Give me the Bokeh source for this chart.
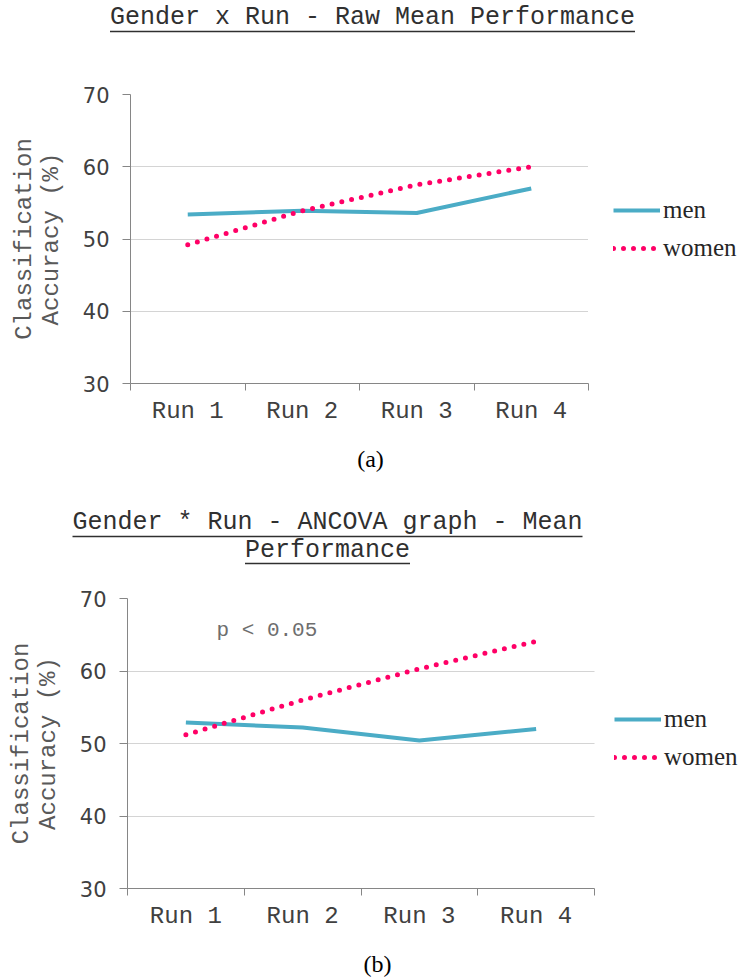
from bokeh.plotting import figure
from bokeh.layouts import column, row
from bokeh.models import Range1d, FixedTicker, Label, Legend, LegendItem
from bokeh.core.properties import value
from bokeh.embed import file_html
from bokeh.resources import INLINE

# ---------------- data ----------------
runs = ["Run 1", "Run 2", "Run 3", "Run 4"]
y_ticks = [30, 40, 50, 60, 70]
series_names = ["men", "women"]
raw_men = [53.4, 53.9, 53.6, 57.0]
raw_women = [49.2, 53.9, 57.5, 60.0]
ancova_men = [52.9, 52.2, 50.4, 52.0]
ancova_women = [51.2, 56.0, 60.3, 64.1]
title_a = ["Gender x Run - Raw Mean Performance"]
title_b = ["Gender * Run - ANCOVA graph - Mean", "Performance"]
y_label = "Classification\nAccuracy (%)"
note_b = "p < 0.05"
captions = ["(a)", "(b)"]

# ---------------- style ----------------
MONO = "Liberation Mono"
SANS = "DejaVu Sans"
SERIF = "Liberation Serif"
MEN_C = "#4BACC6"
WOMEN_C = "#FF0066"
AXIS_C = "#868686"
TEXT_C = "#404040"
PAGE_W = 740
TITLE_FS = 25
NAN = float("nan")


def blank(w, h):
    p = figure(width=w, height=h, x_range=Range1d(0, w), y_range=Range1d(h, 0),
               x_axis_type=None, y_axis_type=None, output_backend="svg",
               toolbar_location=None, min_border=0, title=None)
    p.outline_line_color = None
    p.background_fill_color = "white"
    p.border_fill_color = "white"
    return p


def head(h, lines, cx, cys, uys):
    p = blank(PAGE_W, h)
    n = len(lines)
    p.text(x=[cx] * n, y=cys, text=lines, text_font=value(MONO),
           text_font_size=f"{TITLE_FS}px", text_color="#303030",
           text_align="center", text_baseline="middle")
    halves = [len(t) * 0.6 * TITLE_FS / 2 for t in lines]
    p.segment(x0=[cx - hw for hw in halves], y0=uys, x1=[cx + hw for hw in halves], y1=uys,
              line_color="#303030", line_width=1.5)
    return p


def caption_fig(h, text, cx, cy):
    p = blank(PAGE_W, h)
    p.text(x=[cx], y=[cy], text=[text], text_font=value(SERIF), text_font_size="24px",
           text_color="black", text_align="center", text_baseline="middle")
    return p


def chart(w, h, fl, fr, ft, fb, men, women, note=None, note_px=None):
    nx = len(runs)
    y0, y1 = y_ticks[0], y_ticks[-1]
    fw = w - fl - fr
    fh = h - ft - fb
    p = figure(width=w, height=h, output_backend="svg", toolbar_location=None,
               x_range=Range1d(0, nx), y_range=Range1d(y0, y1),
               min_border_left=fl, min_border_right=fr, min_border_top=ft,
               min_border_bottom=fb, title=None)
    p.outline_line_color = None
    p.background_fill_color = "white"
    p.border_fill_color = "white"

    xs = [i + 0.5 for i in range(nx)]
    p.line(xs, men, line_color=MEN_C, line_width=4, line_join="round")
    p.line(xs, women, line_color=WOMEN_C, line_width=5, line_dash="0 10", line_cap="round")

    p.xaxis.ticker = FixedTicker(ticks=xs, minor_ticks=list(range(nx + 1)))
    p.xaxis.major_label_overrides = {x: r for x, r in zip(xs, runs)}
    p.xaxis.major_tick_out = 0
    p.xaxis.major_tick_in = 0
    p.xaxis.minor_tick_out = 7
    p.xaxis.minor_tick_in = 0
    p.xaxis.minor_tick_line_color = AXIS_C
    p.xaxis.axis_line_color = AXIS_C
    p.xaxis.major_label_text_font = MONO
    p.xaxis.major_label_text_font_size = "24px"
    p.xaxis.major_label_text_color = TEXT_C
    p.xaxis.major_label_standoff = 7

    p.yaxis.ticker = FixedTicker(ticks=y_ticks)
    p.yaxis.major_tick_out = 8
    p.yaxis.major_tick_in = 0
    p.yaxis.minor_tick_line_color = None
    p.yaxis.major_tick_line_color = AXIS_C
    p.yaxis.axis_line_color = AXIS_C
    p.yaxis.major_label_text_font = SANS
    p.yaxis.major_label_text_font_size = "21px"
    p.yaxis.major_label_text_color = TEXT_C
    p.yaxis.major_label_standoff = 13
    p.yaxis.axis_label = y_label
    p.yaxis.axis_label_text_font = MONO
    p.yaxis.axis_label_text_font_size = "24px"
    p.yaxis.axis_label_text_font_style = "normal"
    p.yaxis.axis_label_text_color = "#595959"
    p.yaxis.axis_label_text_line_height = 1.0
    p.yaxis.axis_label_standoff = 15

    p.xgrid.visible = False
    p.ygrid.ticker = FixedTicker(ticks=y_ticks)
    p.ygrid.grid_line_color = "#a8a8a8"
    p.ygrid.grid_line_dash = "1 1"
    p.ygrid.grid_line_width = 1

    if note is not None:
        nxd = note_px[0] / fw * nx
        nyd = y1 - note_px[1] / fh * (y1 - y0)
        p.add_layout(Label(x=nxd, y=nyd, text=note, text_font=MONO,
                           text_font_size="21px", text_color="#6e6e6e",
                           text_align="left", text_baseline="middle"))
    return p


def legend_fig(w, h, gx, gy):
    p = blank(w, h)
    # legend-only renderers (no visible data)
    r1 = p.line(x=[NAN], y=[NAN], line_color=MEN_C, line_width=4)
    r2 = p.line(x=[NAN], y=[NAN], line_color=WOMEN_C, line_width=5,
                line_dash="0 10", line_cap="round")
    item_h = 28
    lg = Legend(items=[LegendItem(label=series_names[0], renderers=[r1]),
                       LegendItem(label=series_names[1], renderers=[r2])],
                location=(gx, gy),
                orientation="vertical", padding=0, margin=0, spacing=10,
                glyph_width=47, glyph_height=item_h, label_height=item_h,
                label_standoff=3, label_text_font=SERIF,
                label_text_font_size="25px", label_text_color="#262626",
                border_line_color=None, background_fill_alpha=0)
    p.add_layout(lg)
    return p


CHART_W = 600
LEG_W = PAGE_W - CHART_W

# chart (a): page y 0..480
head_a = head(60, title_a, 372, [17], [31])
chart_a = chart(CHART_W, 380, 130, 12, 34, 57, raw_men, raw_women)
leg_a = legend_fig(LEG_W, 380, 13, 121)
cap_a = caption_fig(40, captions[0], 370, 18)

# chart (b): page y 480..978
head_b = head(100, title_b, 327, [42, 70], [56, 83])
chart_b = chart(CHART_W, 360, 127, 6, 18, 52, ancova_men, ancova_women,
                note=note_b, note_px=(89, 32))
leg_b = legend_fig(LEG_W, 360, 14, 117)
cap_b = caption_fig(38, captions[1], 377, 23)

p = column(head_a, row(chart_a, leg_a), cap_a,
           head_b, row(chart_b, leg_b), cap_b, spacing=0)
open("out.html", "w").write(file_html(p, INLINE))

Given request
Omit the pictures, and quote the material above exactly as given.

Full solution
Give me the Bokeh source for this chart.
from bokeh.plotting import figure
from bokeh.layouts import column, row
from bokeh.models import Range1d, FixedTicker, Label, Legend, LegendItem
from bokeh.core.properties import value
from bokeh.embed import file_html
from bokeh.resources import INLINE

# ---------------- data ----------------
runs = ["Run 1", "Run 2", "Run 3", "Run 4"]
y_ticks = [30, 40, 50, 60, 70]
series_names = ["men", "women"]
raw_men = [53.4, 53.9, 53.6, 57.0]
raw_women = [49.2, 53.9, 57.5, 60.0]
ancova_men = [52.9, 52.2, 50.4, 52.0]
ancova_women = [51.2, 56.0, 60.3, 64.1]
title_a = ["Gender x Run - Raw Mean Performance"]
title_b = ["Gender * Run - ANCOVA graph - Mean", "Performance"]
y_label = "Classification\nAccuracy (%)"
note_b = "p < 0.05"
captions = ["(a)", "(b)"]

# ---------------- style ----------------
MONO = "Liberation Mono"
SANS = "DejaVu Sans"
SERIF = "Liberation Serif"
MEN_C = "#4BACC6"
WOMEN_C = "#FF0066"
AXIS_C = "#868686"
TEXT_C = "#404040"
PAGE_W = 740
TITLE_FS = 25
NAN = float("nan")


def blank(w, h):
    p = figure(width=w, height=h, x_range=Range1d(0, w), y_range=Range1d(h, 0),
               x_axis_type=None, y_axis_type=None, output_backend="svg",
               toolbar_location=None, min_border=0, title=None)
    p.outline_line_color = None
    p.background_fill_color = "white"
    p.border_fill_color = "white"
    return p


def head(h, lines, cx, cys, uys):
    p = blank(PAGE_W, h)
    n = len(lines)
    p.text(x=[cx] * n, y=cys, text=lines, text_font=value(MONO),
           text_font_size=f"{TITLE_FS}px", text_color="#303030",
           text_align="center", text_baseline="middle")
    halves = [len(t) * 0.6 * TITLE_FS / 2 for t in lines]
    p.segment(x0=[cx - hw for hw in halves], y0=uys, x1=[cx + hw for hw in halves], y1=uys,
              line_color="#303030", line_width=1.5)
    return p


def caption_fig(h, text, cx, cy):
    p = blank(PAGE_W, h)
    p.text(x=[cx], y=[cy], text=[text], text_font=value(SERIF), text_font_size="24px",
           text_color="black", text_align="center", text_baseline="middle")
    return p


def chart(w, h, fl, fr, ft, fb, men, women, note=None, note_px=None):
    nx = len(runs)
    y0, y1 = y_ticks[0], y_ticks[-1]
    fw = w - fl - fr
    fh = h - ft - fb
    p = figure(width=w, height=h, output_backend="svg", toolbar_location=None,
               x_range=Range1d(0, nx), y_range=Range1d(y0, y1),
               min_border_left=fl, min_border_right=fr, min_border_top=ft,
               min_border_bottom=fb, title=None)
    p.outline_line_color = None
    p.background_fill_color = "white"
    p.border_fill_color = "white"

    xs = [i + 0.5 for i in range(nx)]
    p.line(xs, men, line_color=MEN_C, line_width=4, line_join="round")
    p.line(xs, women, line_color=WOMEN_C, line_width=5, line_dash="0 10", line_cap="round")

    p.xaxis.ticker = FixedTicker(ticks=xs, minor_ticks=list(range(nx + 1)))
    p.xaxis.major_label_overrides = {x: r for x, r in zip(xs, runs)}
    p.xaxis.major_tick_out = 0
    p.xaxis.major_tick_in = 0
    p.xaxis.minor_tick_out = 7
    p.xaxis.minor_tick_in = 0
    p.xaxis.minor_tick_line_color = AXIS_C
    p.xaxis.axis_line_color = AXIS_C
    p.xaxis.major_label_text_font = MONO
    p.xaxis.major_label_text_font_size = "24px"
    p.xaxis.major_label_text_color = TEXT_C
    p.xaxis.major_label_standoff = 7

    p.yaxis.ticker = FixedTicker(ticks=y_ticks)
    p.yaxis.major_tick_out = 8
    p.yaxis.major_tick_in = 0
    p.yaxis.minor_tick_line_color = None
    p.yaxis.major_tick_line_color = AXIS_C
    p.yaxis.axis_line_color = AXIS_C
    p.yaxis.major_label_text_font = SANS
    p.yaxis.major_label_text_font_size = "21px"
    p.yaxis.major_label_text_color = TEXT_C
    p.yaxis.major_label_standoff = 13
    p.yaxis.axis_label = y_label
    p.yaxis.axis_label_text_font = MONO
    p.yaxis.axis_label_text_font_size = "24px"
    p.yaxis.axis_label_text_font_style = "normal"
    p.yaxis.axis_label_text_color = "#595959"
    p.yaxis.axis_label_text_line_height = 1.0
    p.yaxis.axis_label_standoff = 15

    p.xgrid.visible = False
    p.ygrid.ticker = FixedTicker(ticks=y_ticks)
    p.ygrid.grid_line_color = "#a8a8a8"
    p.ygrid.grid_line_dash = "1 1"
    p.ygrid.grid_line_width = 1

    if note is not None:
        nxd = note_px[0] / fw * nx
        nyd = y1 - note_px[1] / fh * (y1 - y0)
        p.add_layout(Label(x=nxd, y=nyd, text=note, text_font=MONO,
                           text_font_size="21px", text_color="#6e6e6e",
                           text_align="left", text_baseline="middle"))
    return p


def legend_fig(w, h, gx, gy):
    p = blank(w, h)
    # legend-only renderers (no visible data)
    r1 = p.line(x=[NAN], y=[NAN], line_color=MEN_C, line_width=4)
    r2 = p.line(x=[NAN], y=[NAN], line_color=WOMEN_C, line_width=5,
                line_dash="0 10", line_cap="round")
    item_h = 28
    lg = Legend(items=[LegendItem(label=series_names[0], renderers=[r1]),
                       LegendItem(label=series_names[1], renderers=[r2])],
                location=(gx, gy),
                orientation="vertical", padding=0, margin=0, spacing=10,
                glyph_width=47, glyph_height=item_h, label_height=item_h,
                label_standoff=3, label_text_font=SERIF,
                label_text_font_size="25px", label_text_color="#262626",
                border_line_color=None, background_fill_alpha=0)
    p.add_layout(lg)
    return p


CHART_W = 600
LEG_W = PAGE_W - CHART_W

# chart (a): page y 0..480
head_a = head(60, title_a, 372, [17], [31])
chart_a = chart(CHART_W, 380, 130, 12, 34, 57, raw_men, raw_women)
leg_a = legend_fig(LEG_W, 380, 13, 121)
cap_a = caption_fig(40, captions[0], 370, 18)

# chart (b): page y 480..978
head_b = head(100, title_b, 327, [42, 70], [56, 83])
chart_b = chart(CHART_W, 360, 127, 6, 18, 52, ancova_men, ancova_women,
                note=note_b, note_px=(89, 32))
leg_b = legend_fig(LEG_W, 360, 14, 117)
cap_b = caption_fig(38, captions[1], 377, 23)

p = column(head_a, row(chart_a, leg_a), cap_a,
           head_b, row(chart_b, leg_b), cap_b, spacing=0)
open("out.html", "w").write(file_html(p, INLINE))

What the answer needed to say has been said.